By Toby Hollertz
College campuses are currently accused harboring safe spaces and violating free speech. Various campuses around the country have declined speakers for being too extreme. Juniata College, being in the middle of nowhere, is far-removed from most outside influences. This has allowed most of the political drama to stay off-campus as well. Free speech, depending on personal opinion, is either a positive aspect or negative aspect of the Constitution.
The dictionary defines hate speech as “speech that attacks, threatens, or insults a person or group on the basis of national origin, ethnicity, color, religion, gender, or disability”. A physics POE, Josh Taylor said, “Hate speech can be defined as hate speech as soon as it starts to offend a person or group of people.”
The current debate in the United States is whether free speech should be limited or if it should be protected.

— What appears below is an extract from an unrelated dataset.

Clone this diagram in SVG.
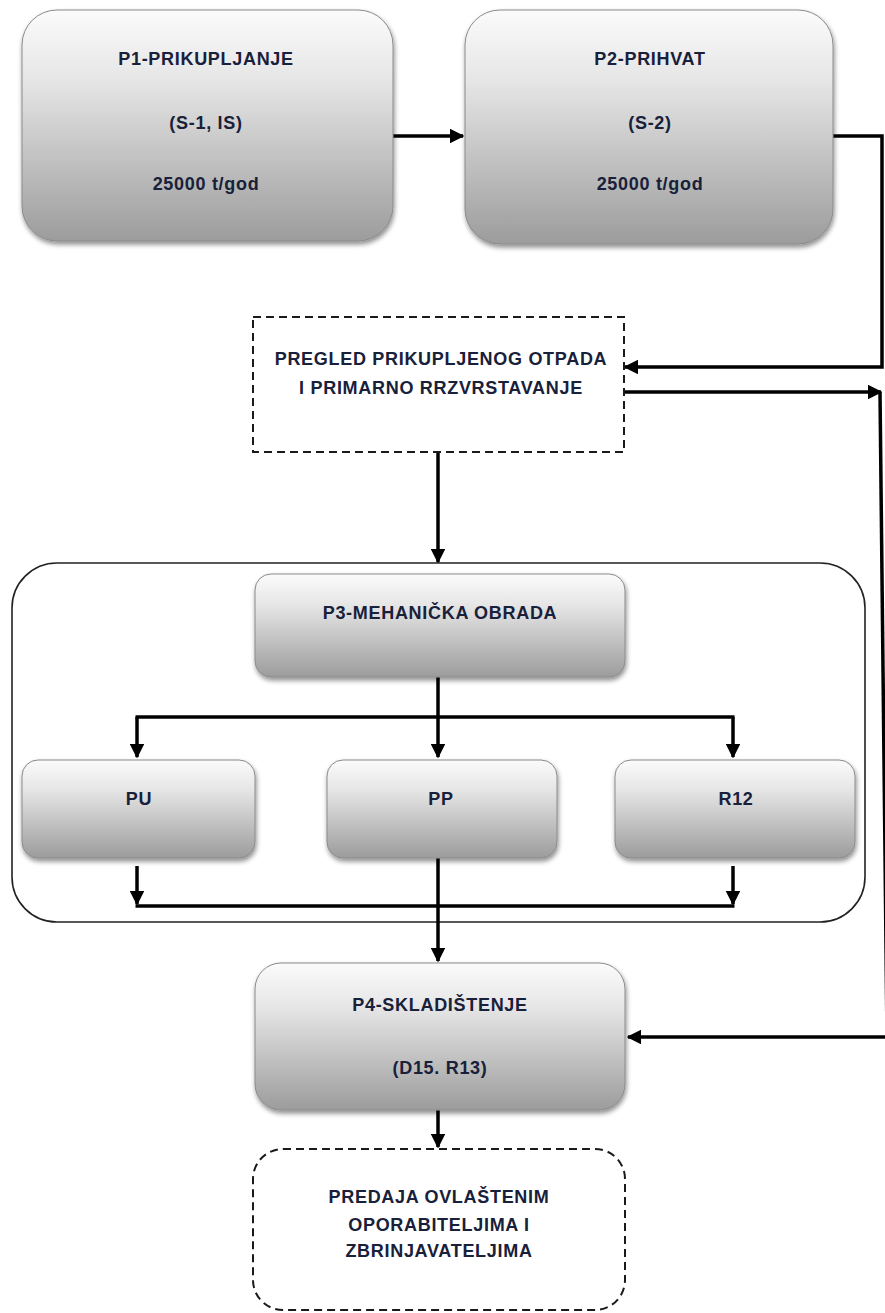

It is important to understand the major themes behind both arguments. Owen Gallagher, a computer science POE, said, “There is a way of communicating that can hurt others or a way to nicely get your point across.” Either way, harmful speech is prevalent around the world and people do not always hold back when communicating their point.
Eugene Volokh of the New York Times defends all forms of free speech by quoting Justice Hugo Black: “The First Amendment protection must be accorded to the ideas we hate or sooner or later they will be denied to the ideas we cherish.” If any speech is allowed to be silenced by the government, then any speech can be silenced by the government.
Perhaps limiting free speech could have an impact on the United States’ current political environment. Taylor said, “Trump would never had become president if free speech was limited. Most of Trump’s ideas came from social media. Limited speech could have censored various posts online. Changing the course of the American politics.”
In defense of limited speech, the author, Jeremy Waldron, wrote a novel, The Harm in Free Speech. Waldron writes, “Hate speech and defamation are actions performed in public, with a public orientation, aimed at undermining public goods.” Waldron claims free speech should be limited because it is in the public’s best interest. For example, in France, the presidential candidate, Marine Le Pen, is under investigation for posting graphic photos on Twitter in an effort to spread the fear of immigrants and Muslims (Guarasico). This act may be the deciding factor that prevents Le Pen from becoming the president of France.
But does limiting free speech really matter? On campus, Amanda Matta, an art history and museum studies POE, said, “Donald Trump would still have been elected president, even after all those awful things he said, because the connotations behind the language still exists.” The meaning behind Donald Trump’s speech would have still existed, along with the anger America felt.
Two universities in the United States have recently had their own debates about free speech. Both campuses have given very different answers to the debate.
The first school, the University of Chicago, recently set out its welcome letters to all incoming freshmen. The letter claimed that the school “does not support so-called trigger warnings for potential discussions students might find offensive” (Schaper). Historically, college spaces have generally been more liberal and have begun to be intolerant towards speakers they describe as conservative or practicing “hate speech”. Tess Deutermann, an exploratory student, believes that when speech is used in an unconstructive way, or a way intended to hurt one person or group of people it “shouldn’t be protected under US law” and would not support colleges like the University of Chicago.”
Extreme right-winged speakers invited to college campuses have seen an increase in violent protests. At the University of Berkeley in California, protests of Milo Yiannopoulos, an editor at Breitbart News Network, caused the administration to cancel the event (Park & Lah). Conservatives, like Yiannopoulos, claim that this violates his freedom of speech, while liberals claim his speech to be creating an environment of ‘imminent danger’ (Parker).
According to the Supreme Court case ruling in Brandenburg v. Ohio (1969), if the speech can be directly linked to the production of violence, it is illegal. Similarly, to the Supreme Court ruling, Owen Gallagher, a computer science POE, believes speech should be “handled on a case-by-case basis in a way that does not restrict communication between people nor produces violence”.
Based on the current political crisis, certain spaces might not seem as safe as they claim to be. Juniata could have a reputation as being either safe or harmful when it comes to free speech. Not all people believe that these safe spaces work.
“Some Juniata students”, says Tess Deutermann, “could be described as oversensitive and close themselves off to people who don’t have the same values that they do, losing the opportunity for open discussion.” In the years to come, Juniata will have the opportunity to be a champion of free speech or a defendant of human dignity.